City Hall Gang of 5 Keeps Conspiracy Rumors Alive
The talk at San Diego City Hall is about secrecy, and the deft way a Gang of Five on the City Council snatched poverty funds away from the district of Councilman Bob Filner.
Filner, the ex-history professor, complains that Henderson, McCarty, McColl, Roberts and Struiksma cooked up a conspiracy in private before voting, without comment, to shift $1.7 million to their own districts. A neighborhood group wants federal intervention.
It stretches credulity that someone schooled in faculty politics could be caught off-guard by treachery and backstage plotting. But that’s a side issue; the main concern now is secrecy and its fallout.
Council members come and go (sometimes not quickly enough), but a penchant for the private deal and the clandestine huddle remains. Out-maneuvered members cry foul, the newspapers bawl their indignation, and nothing changes.
A newspaper sues to stop the council under Pete Wilson from raising the city manager’s salary in closed session. The newspaper wins, and Wilson devises a system of head nods and hand signals--government by pantomime.
A council majority slices up the city budget in private. A newspaper sues, the council gets scolded by the city attorney, and, two years later, some of the same participants are part of the job done on Filner and the people of San Ysidro.
The five who voted against Filner can argue that his district isn’t the only one that can use some federal grant money. That’s what it’s like with secrecy. If you like what it produces, it’s called coalition-building and serving the people. If not, it’s a cabal and an outrage.
Secrecy, of course, has a twin: suspicion, the feeling that someone is getting more than you are. If suspicion were energy, City Hall would have no need of SDG&E.;
At Large remembers one afternoon in 1981 when reporters were peering down on the council chamber from the press gallery and noticed three council members engaged in animated conversation in a corner.
A fourth council member, at odds with the three others, telephoned the reporters and suggested they investigate.
Reporters scurried down a flight of stairs, hustled down a hallway, then crept silently to a door behind the dais, whence they could hear the private discussion before being spotted. Journalistic hearts pounding.
And what were the three discussing with such intensity? A plan to hire or fire a certain bureaucrat? A plot to divide the street-sweeping budget three ways? A way to raise their own salaries and not get caught?
No. They were discussing the bargains available to shoppers at that San Diego cult, the Price Club.
Conclusion: When you start assuming your colleagues are schemers, a lot of time is consumed in political paranoia. Or: One man’s secret conspiracy is often another man’s marked-down toaster oven.
Novel Isn’t the Word for It
From a Daily Aztec story about Jerry Bumpus, professor of English at San Diego State University:
“Bumpus said the reason that his one novel, ‘Anaconda,’ and three short story collections have not retained the interest of large publishing houses is his choice of unusual topics, such as a boy who is fascinated with necrophilia and a dog that can write.”

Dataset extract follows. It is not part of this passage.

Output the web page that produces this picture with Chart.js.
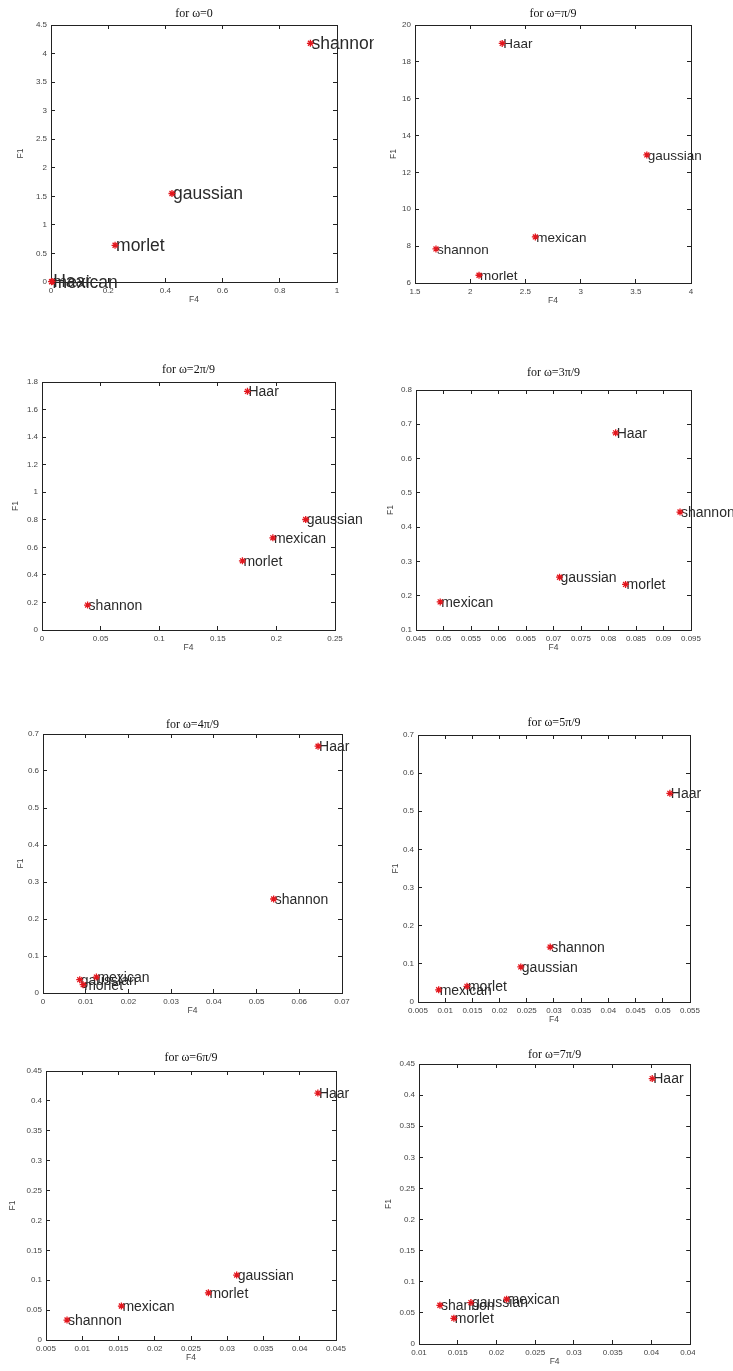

Proof that the publishing business is run by know-nothings.
The Art of Needling a Dog
The Canine Blood Bank, operated by the Emergency Animal Clinic of San Diego, has issued a call for donors.
The donor dog gets a free physical, blood typing and analysis, and free transfusions for a year. Its owner gets a T-shirt.
Surprisingly, most dogs--like veteran donor Bright Eyes, a 3-year-old Doberman pinscher--are less afraid of the needle than many human blood bank donors.
“If they’re going to bite you, they’ll bite you when you first poke them,” said Kay Edwards, an animal health technician at the clinic in Mission Valley. “After that, it’s easy.”